REQUIREMENT: Pull out the lines from the line containing "Convert this chart to matplotlib code." through the line containing "ax = fig.add_axes([0.158, 0.112, 0.635, 0.743])", both lines included, and copy them exactly.

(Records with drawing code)

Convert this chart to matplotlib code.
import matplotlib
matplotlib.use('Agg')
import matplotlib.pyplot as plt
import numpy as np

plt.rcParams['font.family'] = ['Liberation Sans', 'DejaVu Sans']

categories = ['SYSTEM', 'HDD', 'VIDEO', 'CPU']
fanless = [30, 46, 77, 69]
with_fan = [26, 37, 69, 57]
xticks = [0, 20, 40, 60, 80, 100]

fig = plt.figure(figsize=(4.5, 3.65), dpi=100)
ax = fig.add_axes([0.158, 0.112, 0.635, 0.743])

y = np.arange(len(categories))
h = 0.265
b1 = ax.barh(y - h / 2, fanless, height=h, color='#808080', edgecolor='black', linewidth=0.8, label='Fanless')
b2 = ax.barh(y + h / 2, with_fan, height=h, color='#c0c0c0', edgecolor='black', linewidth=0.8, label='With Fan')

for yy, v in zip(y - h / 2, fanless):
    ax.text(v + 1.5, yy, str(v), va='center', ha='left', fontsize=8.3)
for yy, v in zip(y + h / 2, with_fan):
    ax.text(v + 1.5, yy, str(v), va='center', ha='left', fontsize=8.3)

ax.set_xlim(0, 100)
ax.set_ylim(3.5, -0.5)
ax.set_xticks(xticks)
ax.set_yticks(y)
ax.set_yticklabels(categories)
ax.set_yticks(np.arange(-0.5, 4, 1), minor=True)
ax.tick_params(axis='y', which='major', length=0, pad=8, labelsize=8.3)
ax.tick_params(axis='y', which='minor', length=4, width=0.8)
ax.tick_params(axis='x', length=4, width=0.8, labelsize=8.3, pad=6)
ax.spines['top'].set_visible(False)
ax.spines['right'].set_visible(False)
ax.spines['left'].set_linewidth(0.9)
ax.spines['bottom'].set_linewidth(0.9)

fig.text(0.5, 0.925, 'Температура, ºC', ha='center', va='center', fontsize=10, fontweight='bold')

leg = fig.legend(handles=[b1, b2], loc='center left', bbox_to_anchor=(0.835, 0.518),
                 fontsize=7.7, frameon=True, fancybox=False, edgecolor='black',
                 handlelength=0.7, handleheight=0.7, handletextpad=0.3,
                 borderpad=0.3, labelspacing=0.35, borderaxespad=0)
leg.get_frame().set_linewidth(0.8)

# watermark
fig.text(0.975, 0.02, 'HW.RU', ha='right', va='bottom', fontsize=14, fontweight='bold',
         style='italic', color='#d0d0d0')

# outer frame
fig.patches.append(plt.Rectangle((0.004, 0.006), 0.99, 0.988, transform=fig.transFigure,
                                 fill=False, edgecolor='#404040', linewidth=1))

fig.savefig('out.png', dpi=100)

* * *

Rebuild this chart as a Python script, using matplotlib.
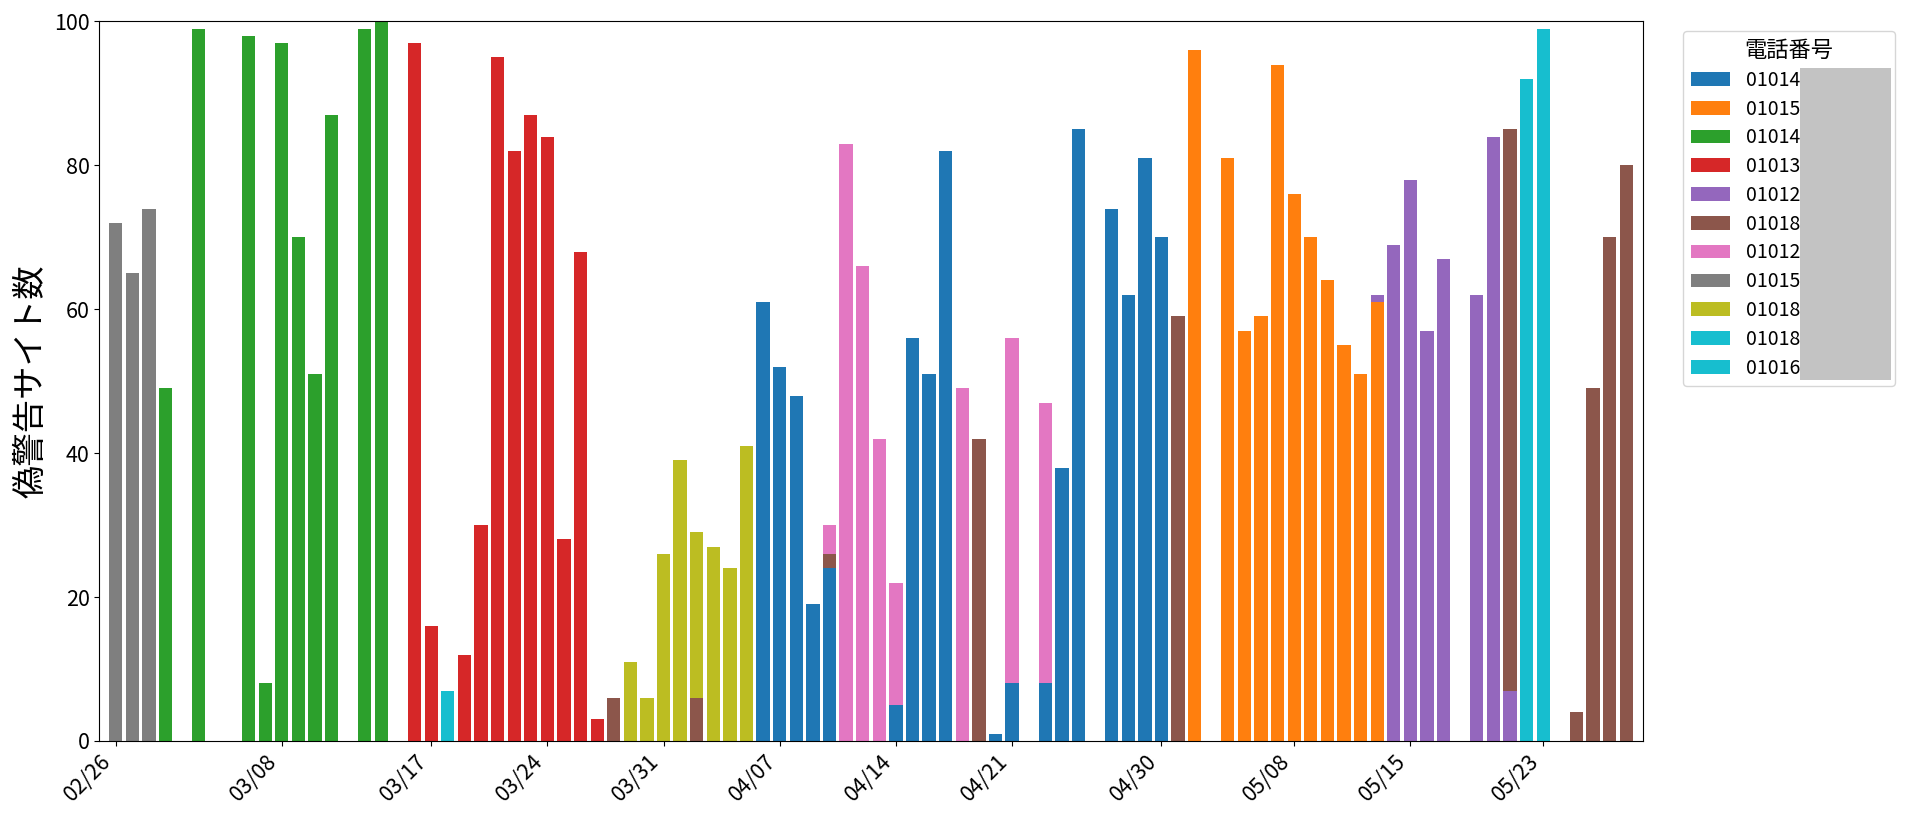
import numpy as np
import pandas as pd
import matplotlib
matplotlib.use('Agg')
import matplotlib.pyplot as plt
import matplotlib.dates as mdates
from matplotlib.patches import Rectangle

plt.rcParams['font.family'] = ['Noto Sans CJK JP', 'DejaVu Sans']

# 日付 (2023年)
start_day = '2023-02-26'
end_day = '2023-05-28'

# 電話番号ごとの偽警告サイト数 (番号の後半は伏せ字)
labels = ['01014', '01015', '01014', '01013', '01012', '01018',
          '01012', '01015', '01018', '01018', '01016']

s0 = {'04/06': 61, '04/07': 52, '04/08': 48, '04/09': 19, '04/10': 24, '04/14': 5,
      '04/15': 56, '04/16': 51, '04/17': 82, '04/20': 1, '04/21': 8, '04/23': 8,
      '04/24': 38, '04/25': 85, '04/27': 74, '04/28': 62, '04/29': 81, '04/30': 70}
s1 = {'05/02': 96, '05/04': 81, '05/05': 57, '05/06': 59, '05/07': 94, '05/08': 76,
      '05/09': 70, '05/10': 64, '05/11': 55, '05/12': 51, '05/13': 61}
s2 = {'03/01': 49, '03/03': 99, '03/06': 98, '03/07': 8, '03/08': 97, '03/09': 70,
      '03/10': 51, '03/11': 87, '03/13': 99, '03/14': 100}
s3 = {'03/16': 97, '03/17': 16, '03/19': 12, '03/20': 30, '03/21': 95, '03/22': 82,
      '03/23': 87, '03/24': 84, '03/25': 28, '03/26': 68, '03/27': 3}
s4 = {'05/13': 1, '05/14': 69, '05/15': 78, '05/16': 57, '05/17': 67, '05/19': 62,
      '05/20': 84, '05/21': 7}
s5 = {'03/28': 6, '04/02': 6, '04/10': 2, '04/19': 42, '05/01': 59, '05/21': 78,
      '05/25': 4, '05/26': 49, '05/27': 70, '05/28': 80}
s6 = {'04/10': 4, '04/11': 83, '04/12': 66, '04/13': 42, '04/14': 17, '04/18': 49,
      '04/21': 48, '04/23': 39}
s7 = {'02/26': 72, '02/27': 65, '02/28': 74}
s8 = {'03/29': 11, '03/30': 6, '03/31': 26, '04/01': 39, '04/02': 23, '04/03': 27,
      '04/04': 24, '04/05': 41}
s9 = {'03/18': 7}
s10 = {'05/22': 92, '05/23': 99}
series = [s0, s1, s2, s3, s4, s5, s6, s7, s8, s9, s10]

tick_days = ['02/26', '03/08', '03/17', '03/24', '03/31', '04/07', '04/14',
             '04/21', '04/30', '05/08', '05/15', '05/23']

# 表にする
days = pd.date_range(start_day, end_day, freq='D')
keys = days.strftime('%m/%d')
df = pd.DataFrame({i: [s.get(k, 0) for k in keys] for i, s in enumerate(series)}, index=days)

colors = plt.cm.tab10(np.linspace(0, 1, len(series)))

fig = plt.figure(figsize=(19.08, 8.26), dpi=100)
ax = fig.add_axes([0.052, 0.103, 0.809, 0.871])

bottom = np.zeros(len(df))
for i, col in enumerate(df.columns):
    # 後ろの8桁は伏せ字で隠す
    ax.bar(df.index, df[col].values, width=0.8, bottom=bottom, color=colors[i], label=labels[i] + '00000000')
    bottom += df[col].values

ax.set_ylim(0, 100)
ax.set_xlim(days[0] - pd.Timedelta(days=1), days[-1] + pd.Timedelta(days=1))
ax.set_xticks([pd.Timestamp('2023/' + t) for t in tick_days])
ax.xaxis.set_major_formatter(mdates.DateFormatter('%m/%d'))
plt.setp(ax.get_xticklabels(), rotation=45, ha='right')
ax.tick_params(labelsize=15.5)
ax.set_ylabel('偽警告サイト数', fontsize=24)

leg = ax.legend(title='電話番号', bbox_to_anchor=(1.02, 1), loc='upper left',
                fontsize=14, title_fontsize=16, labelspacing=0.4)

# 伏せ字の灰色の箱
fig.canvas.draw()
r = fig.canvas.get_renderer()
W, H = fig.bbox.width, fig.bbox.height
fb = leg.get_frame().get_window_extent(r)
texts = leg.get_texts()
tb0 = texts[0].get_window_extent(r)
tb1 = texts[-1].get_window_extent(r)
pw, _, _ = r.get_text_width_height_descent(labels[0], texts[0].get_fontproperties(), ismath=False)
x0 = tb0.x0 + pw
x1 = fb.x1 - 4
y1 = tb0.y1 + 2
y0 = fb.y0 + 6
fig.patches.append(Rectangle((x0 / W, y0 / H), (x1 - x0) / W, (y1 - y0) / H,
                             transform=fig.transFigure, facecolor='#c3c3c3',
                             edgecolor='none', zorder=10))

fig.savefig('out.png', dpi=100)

* * *

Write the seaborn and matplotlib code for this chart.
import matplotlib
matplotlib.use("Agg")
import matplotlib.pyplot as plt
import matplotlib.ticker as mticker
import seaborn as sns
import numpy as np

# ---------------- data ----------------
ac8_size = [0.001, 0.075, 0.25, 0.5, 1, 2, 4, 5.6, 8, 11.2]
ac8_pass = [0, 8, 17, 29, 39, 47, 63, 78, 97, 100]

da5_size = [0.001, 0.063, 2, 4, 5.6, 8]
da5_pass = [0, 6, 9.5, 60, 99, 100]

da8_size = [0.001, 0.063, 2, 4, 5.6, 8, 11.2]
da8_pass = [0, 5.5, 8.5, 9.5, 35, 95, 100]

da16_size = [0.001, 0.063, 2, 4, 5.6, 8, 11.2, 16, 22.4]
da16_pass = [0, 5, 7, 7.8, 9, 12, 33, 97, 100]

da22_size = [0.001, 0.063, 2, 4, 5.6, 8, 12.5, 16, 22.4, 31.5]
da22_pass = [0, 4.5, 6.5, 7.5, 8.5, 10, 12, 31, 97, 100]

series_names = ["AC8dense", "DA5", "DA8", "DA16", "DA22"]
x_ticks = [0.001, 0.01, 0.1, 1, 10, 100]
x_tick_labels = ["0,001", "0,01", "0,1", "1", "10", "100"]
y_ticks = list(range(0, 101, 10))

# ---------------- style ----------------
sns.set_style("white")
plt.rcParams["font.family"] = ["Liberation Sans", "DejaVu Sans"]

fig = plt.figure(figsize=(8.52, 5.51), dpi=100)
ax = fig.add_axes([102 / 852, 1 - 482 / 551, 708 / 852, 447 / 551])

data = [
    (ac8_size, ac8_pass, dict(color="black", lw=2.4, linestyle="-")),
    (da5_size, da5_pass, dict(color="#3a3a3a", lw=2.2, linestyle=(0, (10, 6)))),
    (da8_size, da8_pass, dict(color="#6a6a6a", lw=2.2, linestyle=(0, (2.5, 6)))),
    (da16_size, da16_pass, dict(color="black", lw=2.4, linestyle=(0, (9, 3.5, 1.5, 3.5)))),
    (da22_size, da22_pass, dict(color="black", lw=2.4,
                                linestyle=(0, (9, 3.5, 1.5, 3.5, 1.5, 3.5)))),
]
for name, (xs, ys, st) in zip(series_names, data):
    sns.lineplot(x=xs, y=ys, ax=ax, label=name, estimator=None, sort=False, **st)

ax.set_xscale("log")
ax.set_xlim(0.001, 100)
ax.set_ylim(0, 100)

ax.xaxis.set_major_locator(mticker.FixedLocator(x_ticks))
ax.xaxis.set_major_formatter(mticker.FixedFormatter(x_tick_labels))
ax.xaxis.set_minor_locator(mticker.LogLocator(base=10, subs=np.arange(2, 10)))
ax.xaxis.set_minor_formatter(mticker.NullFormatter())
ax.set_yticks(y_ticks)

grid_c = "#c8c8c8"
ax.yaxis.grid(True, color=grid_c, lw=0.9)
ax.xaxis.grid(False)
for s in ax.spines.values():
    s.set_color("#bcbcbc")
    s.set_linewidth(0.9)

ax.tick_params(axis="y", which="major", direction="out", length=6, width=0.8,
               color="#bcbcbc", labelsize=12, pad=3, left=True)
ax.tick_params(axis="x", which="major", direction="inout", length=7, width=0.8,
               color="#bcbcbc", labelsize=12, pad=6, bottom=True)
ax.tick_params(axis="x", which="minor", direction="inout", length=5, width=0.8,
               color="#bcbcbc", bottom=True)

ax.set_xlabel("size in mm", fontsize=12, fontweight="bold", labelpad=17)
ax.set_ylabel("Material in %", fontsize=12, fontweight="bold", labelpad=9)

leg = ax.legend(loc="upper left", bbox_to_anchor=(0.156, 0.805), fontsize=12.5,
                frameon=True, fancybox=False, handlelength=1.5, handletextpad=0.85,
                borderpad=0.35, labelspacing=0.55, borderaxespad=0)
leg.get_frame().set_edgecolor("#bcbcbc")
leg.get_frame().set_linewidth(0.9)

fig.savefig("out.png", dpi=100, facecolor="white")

PROBLEM SOLUTION:
Convert this chart to matplotlib code.
import matplotlib
matplotlib.use('Agg')
import matplotlib.pyplot as plt
import numpy as np

plt.rcParams['font.family'] = ['Liberation Sans', 'DejaVu Sans']

categories = ['SYSTEM', 'HDD', 'VIDEO', 'CPU']
fanless = [30, 46, 77, 69]
with_fan = [26, 37, 69, 57]
xticks = [0, 20, 40, 60, 80, 100]

fig = plt.figure(figsize=(4.5, 3.65), dpi=100)
ax = fig.add_axes([0.158, 0.112, 0.635, 0.743])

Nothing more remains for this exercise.